Monday, June 18, 2007

"Ghosts In A Lonely Parade"

I finished reading Francis M. Nevins' superb biography and critical study, Cornell Woolrich: First You Dream, Then You Die, a couple of weeks ago, I guess, and it haunts me still. I was prepared to be affected – just not quite to this degree. The book lingers in my consciousness, as does, always, the prose of The Father of Noir. Poor Cornell ... not lovable but certainly pitiable.

Like references to Puccini's "Madame Butterfly" (which so impressed the future writer), snatches of song lyrics abound in the work of the Master of Suspense; often, they serve to encapsulate the world that forever eludes the Woolrich protagonist. Indeed, this beneficent universe remained always beyond the author's grasp.

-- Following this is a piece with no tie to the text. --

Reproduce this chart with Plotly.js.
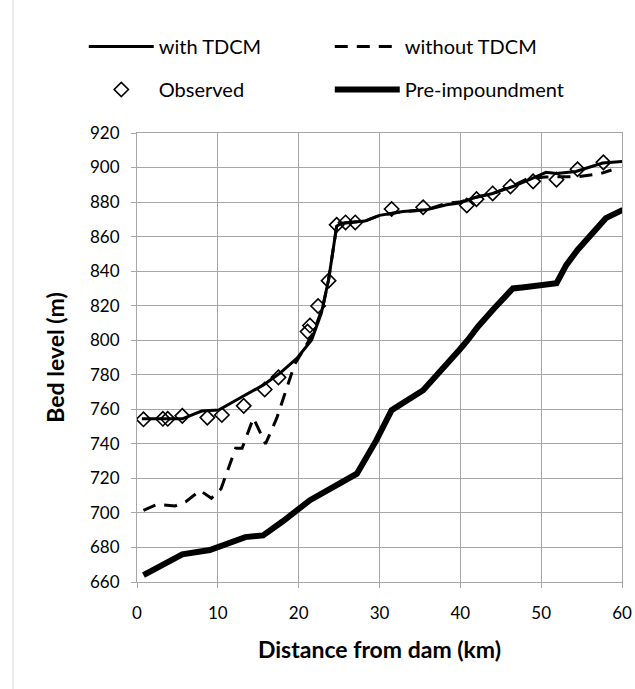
<!DOCTYPE html>
<html>
<head>
<meta charset="utf-8">
<script src="https://cdn.plot.ly/plotly-3.0.1.min.js"></script>
<style>html,body{margin:0;padding:0;background:#fff;}#chart{width:635px;height:689px;}</style>
</head>
<body>
<div id="chart"></div>
<script>
// ---- data (distance km, bed level m) ----
const withX = [0.6, 5.6, 8.0, 10.1, 12.3, 15.6, 17.7, 19.8, 21.6, 22.8, 23.7, 24.7, 25.3, 28.2, 30.0, 32.9, 35.8, 38.3, 39.9, 41.6, 44.0, 46.5, 49.4, 50.6, 51.9, 54.3, 57.6, 60.1];
const withY = [754.5, 754.5, 759, 759.6, 765.4, 774, 781, 789.6, 800.2, 815.6, 835, 866, 867.8, 869, 872.3, 874.5, 875.5, 878.4, 879.5, 882.3, 885, 889, 894.8, 897.2, 896.5, 897.7, 902.6, 903.5];

const withoutX = [0.8, 2.5, 4.7, 6.0, 7.8, 9.2, 10.4, 12.2, 13.0, 14.4, 15.9, 17.3, 19.5, 20.5, 21.8, 23.0, 23.7, 24.7, 25.3, 28.2, 30.0, 32.9, 35.8, 38.3, 39.9, 42.0, 44.0, 46.5, 48.2, 50.5, 53.5, 54.7, 57.3, 58.7];
const withoutY = [701.5, 705, 704, 706.4, 713, 708.5, 714, 737.5, 737.4, 755, 740, 755, 786, 794, 804, 819.5, 835, 866, 867.8, 869, 872.3, 874.5, 875.5, 879.4, 880, 882.9, 885, 889.5, 893.3, 894.5, 894.5, 894.8, 896.4, 898.6];

const obsX = [0.8, 3.2, 3.8, 5.6, 8.7, 10.5, 13.2, 15.8, 17.5, 21.1, 21.4, 22.4, 23.7, 24.7, 25.8, 27.0, 31.5, 35.4, 40.8, 42.0, 44.0, 46.2, 49.0, 51.9, 54.5, 57.7];
const obsY = [754.2, 754.5, 754.5, 756.2, 755.2, 756.7, 762, 771.5, 778.5, 805, 808.5, 819.8, 834.5, 866.8, 868.2, 868.2, 876, 877, 878, 881.7, 885, 889, 892, 893, 899, 903];

const preX = [0.8, 5.6, 9.0, 11.0, 13.4, 15.6, 18.0, 21.4, 24.2, 27.2, 29.6, 31.5, 35.4, 37.2, 39.9, 40.9, 42.2, 44.2, 46.5, 47.9, 51.9, 53.1, 54.5, 58.0, 60.1];
const preY = [664, 676, 678.5, 682, 686, 687, 695, 707.4, 715, 722.7, 742, 759.5, 771, 780, 794.5, 800, 808, 818.5, 830, 830.7, 833, 843.5, 852.3, 870.7, 875.5];

const xTicks = [0, 10, 20, 30, 40, 50, 60];
const yTicks = [660, 680, 700, 720, 740, 760, 780, 800, 820, 840, 860, 880, 900, 920];

const FONT = 'Lato, "Open Sans", sans-serif';
const gridC = '#a6a6a6';

const traces = [
  {x: withX, y: withY, name: 'with TDCM', mode: 'lines', line: {color: '#000', width: 3},
   legend: 'legend', legendgroup: 'a'},
  {x: obsX, y: obsY, name: 'Observed', mode: 'markers',
   marker: {symbol: 'diamond-open', size: 11, color: '#000', line: {width: 1.6, color: '#000'}},
   legend: 'legend', legendgroup: 'b'},
  {x: withoutX, y: withoutY, name: 'without TDCM', mode: 'lines', line: {color: '#000', width: 3, dash: '13px,9px'},
   legend: 'legend2', legendgroup: 'c'},
  {x: preX, y: preY, name: 'Pre-impoundment', mode: 'lines', line: {color: '#000', width: 6},
   legend: 'legend2', legendgroup: 'd'}
];

const legendCommon = {
  orientation: 'v', yanchor: 'top', xanchor: 'left', y: 1.236,
  font: {family: FONT, size: 20, color: '#000'}, bgcolor: 'rgba(0,0,0,0)',
  itemwidth: 65, tracegroupgap: 14, traceorder: 'grouped'
};

const layout = {
  width: 635, height: 689,
  margin: {l: 137, r: 13, t: 133, b: 107},
  paper_bgcolor: '#fff', plot_bgcolor: '#fff',
  font: {family: FONT, size: 17, color: '#000'},
  showlegend: true,
  legend: Object.assign({}, legendCommon, {x: -0.1097}),
  legend2: Object.assign({}, legendCommon, {x: 0.3975}),
  xaxis: {
    range: [0, 60], tickvals: xTicks, ticktext: xTicks.map(String),
    showgrid: true, gridcolor: gridC, gridwidth: 1,
    showline: true, linecolor: gridC, linewidth: 1, mirror: true,
    ticks: 'outside', ticklen: 5, tickcolor: gridC, ticklabelstandoff: 11,
    zeroline: false, tickfont: {family: FONT, size: 17, color: '#000'},
    title: {text: '<b>Distance from dam (km)</b>', font: {family: FONT, size: 23, color: '#000'}, standoff: 19}
  },
  yaxis: {
    range: [660, 920], tickvals: yTicks, ticktext: yTicks.map(String),
    showgrid: true, gridcolor: gridC, gridwidth: 1,
    showline: true, linecolor: gridC, linewidth: 1, mirror: true,
    ticks: 'outside', ticklen: 5, tickcolor: gridC, ticklabelstandoff: 8,
    zeroline: false, tickfont: {family: FONT, size: 17, color: '#000'},
    title: {text: '<b>Bed level (m)</b>', font: {family: FONT, size: 23, color: '#000'}, standoff: 18}
  },
  shapes: [
    {type: 'line', xref: 'paper', yref: 'paper', x0: (13 - 137) / 485, x1: (13 - 137) / 485,
     y0: -107 / 449, y1: 1 + 133 / 449, line: {color: '#d9d9d9', width: 1}}
  ]
};

Plotly.newPlot('chart', traces, layout, {displayModeBar: false, staticPlot: true});
</script>
</body>
</html>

Last night, a song I have always loved and found extremely moving, Alec Wilder and William Engvick's poignant "Who Can I Turn To Now," insinuated its way into my mind; as its lyrics unfurled, it occurred to me that a couplet in the final A section, like Woolrich's own pithy phrase, "First you dream, then you die," reflects the reclusive genius' perspective: "People are strangers who walk through the town – ghosts in a lonely parade." The line captures the solitary, unknowable Woolrich's dark view of life.

Who Can I Turn To Now

Music by Alec Wilder, Words by William Engvick

Who can I turn to?
Where can I go?

How can I face it alone now –

After the moments we've known?

Who can I turn to now?

Who can I sing to?
How can I smile?

How can I wish on a star, how –

Knowing the way that you are?

Who can I turn to now?

We walked in the spell of the summer;
We kissed in the wind and the rain,

But now the enchantment is over;

The echo and I remain.

People are strangers
Who walk through the town –

Ghosts in a lonely parade.

Oh, where are the dreams that we made?

Who can I turn to now?

"Who Can I Turn To Now" is clearly about the desolation that follows a breakup. Nothing I have read about Cornell – from his own fiction and dubious posthumously published autobiographical manuscript, Blues Of A Lifetime, to the enormously insightful Nevins book – suggests to me that for him "the enchantment" ever began. Perhaps with the Vera of his memoir's The Poor Girl, he "kissed in the wind and the rain." It is obvious that neither his brief, hollow marriage nor his notorious noctural sailor-suited prowlings could obliterate the, in Nevin's phrase, "specter of Anahuac*." I believe that, for Cornell, who dreamed but did not realize, people remained strangers, ghosts in life's lonely parade.

*When Woolrich was a boy of eleven, living with his father in Mexico, he gazed one night at the stars hanging over the Valley of Anahuac, and the realization came to him that he would some day die. From that moment forward, he felt a sense of inescapable doom.